Carril likes to pose as an intractable, if somewhat bumbling, sidewalk philosopher who is at once a congenial and rigid advocate of conservative values. But he is a little too aware of what's going on to pull it off. He is sophisticated enough to appreciate both sides of almost any argument—whether it involves a fight between him and the admissions department over getting a good high school player into Princeton or something more substantial, like the mining of Haiphong Harbor—and this torments him. As a result, Carril, who is a genuinely funny man when he wants to be, goes back and forth between comedy (a willingness to poke fun at even his most sacred ideas) and tragedy (a foreboding that the world is going to pot around him) so often that nobody around him thinks anything of it. He worries about everything, including who is going to go out to pick up the vegetable soup for lunch. When Princeton beat a good St. Bonaventure team 59-55 to win last year's Kodak Classic, Carril came to the big alumni victory party in Rochester, N.Y. wearing a frown. "Aren't you ever going to be happy, Coach?" asked his star player, Frank Sowinski. "I don't know, Frankie," said Carril. But then he ordered the new trophy filled with beer, and everybody got a little drunk.

This is hardly the stuff of which ordinary basketball coaches, most of whom are unabashed backslappers, are made, but Carril's odd personality must be persuasive, because the Tigers have won 35 of their last 36 Ivy League games while continuing a Princeton tradition of knocking off a couple of powerhouses, a Notre Dame or an Alabama, every season.
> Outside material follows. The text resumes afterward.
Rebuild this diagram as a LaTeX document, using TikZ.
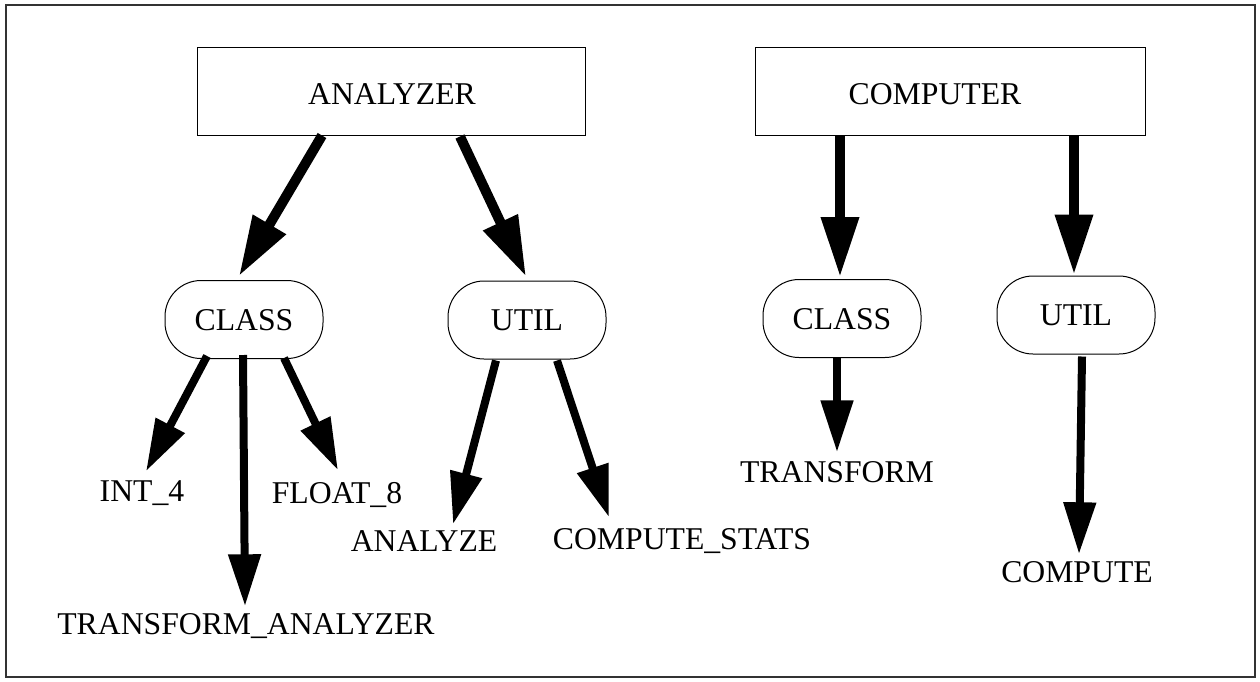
\documentclass[tikz,border=0pt]{standalone}
\usepackage{fontspec}
\setmainfont{Liberation Serif}
\usetikzlibrary{arrows.meta,calc}
\begin{document}
\begin{tikzpicture}[x=1pt,y=-1pt,
  every node/.style={font=\fontsize{31.7}{37}\selectfont},
  topbox/.style={draw=black,line width=1pt,rectangle,minimum width=#1,minimum height=88pt,inner sep=0pt,text height=21pt,text depth=0pt},
  pill/.style={draw=black,line width=1pt,rectangle,rounded corners=36pt,minimum width=158pt,minimum height=78pt,inner sep=0pt,text height=21pt,text depth=0pt},
  leaf/.style={inner sep=0pt,text height=21pt,text depth=0pt},
  bigarr/.style={line width=10pt,-{Triangle[length=60pt,width=36pt]}},
  smallarr/.style={line width=8pt,-{Triangle[length=52pt,width=31pt]}}
]
\useasboundingbox (0,0) rectangle (1260,681);
\draw[line width=1.6pt,draw=black!80] (6,5) rectangle (1255,677);

% top boxes
\node[topbox=388pt] (analyzer) at (391,91) {};
\node[leaf] (analyzerT) at (392,94) {ANALYZER};
\node[topbox=390pt] (computer) at (950,91) {};
\node[leaf] (computerT) at (935,94) {COMPUTER};

% pills
\node[pill] (classL) at (244,319.5) {CLASS};
\node[pill] (utilL) at (527,320) {UTIL};
\node[pill] (classR) at (842,318.5) {CLASS};
\node[pill] (utilR) at (1076,315) {UTIL};

% leaves
\node[leaf] (int4) at (142,491) {INT\_4};
\node[leaf] (float8) at (337,493) {FLOAT\_8};
\node[leaf] (tA) at (246,624) {TRANSFORM\_ANALYZER};
\node[leaf] (analyze) at (424,541) {ANALYZE};
\node[leaf] (cstats) at (682,539) {COMPUTE\_STATS};
\node[leaf] (transform) at (837,472) {TRANSFORM};
\node[leaf] (compute) at (1077,572) {COMPUTE};

% top arrows
\draw[bigarr] ($(analyzer.south)+(-69,0)$) -- ($(classL.north)+(-5,-4)$);
\draw[bigarr] ($(analyzer.south)+(69,1)$) -- ($(utilL.north)+(-1,-4)$);
\draw[bigarr] ($(computer.south)+(-110,0)$) -- ($(classR.north)+(-2,-2)$);
\draw[bigarr] ($(computer.south)+(124,0)$) -- ($(utilR.north)+(-2,-1)$);

% lower arrows
\draw[smallarr] ($(classL.south)+(-37,-3)$) -- ($(int4.north)+(4,-9)$);
\draw[smallarr] ($(classL.south)+(-1,-4)$) -- ($(tA.north)+(-1,-7)$);
\draw[smallarr] ($(classL.south)+(40,-1)$) -- ($(float8.north)+(1,-12)$);
\draw[smallarr] ($(utilL.south)+(-31,1)$) -- ($(analyze.north)+(29,-6)$);
\draw[smallarr] ($(utilL.south)+(30,1)$) -- ($(cstats.north)+(-73,-11)$);
\draw[smallarr] ($(classR.south)+(-5,0)$) -- ($(transform.north)+(0,-9)$);
\draw[smallarr] ($(utilR.south)+(6,2)$) -- ($(compute.north)+(2,-7)$);
\end{tikzpicture}
\end{document}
The Tigers have done all this despite a recruiting budget of $3,800 a year, which, as a North Carolina assistant coach recently told Carril, "is what we spend on telephone calls." Also working against Carril's chances for consistent success are Princeton's entrance requirements, which would prevent most good players from going there, even if they were inclined to. Sowinski, the leading scorer, maintains close to an A average in engineering. His college-board scores coming out of high school were 1,230, good enough so that few admissions departments outside the Ivy League would have thought twice about his qualifications. But, of the three categories—likely, probable, unlikely—into which Princeton puts applicants during the initial phases of the admissions process, Sowinski was listed as a probable.

The case of Bill Bradley notwithstanding, the Tigers have uncovered few athletically skilled intellectuals over the years. To be sure, since he took over as coach in 1967, Carril has produced four first-round pro draft picks—Geoff Petrie and John Hummer (1970), Brian Taylor (1972) and Armond Hill (1976)—but even with those players in the lineup the Tigers had to scratch and claw for everything. They succeeded because of the passion Carril instills in them for defense (they held their opponents to 51.7 points a game in 1976-77, relying mainly on old-fashioned half-court man-to-man) and the brilliance of his tightly disciplined offense. Since the speedy Taylor signed with the Nets, Carril has become even more conservative, slowing the pace of his offense to a walk.

"Depending on how much talent the other team has, we might run through a series of plays three or four times before we even look for a shot," says Omeltchenko. "It isn't that we can't get a shot the first time through. Coach Carril's philosophy says that we should make our opponents play defense longer than they're used to. That makes them anxious; they commit dumb fouls on defense and mental mistakes when they get the ball back. The only thing wrong with our system is that it puts quite a lot of pressure on the player who finally takes the shot for us. He better make it."

Princeton's simple style of picks and rolls, screens and back-door plays lulls a lot of people to sleep—and not just Tiger opponents. "Some of our games are pretty boring," says Center Bob Roma. "I remember when I was on the freshman team I didn't even go to all the varsity games."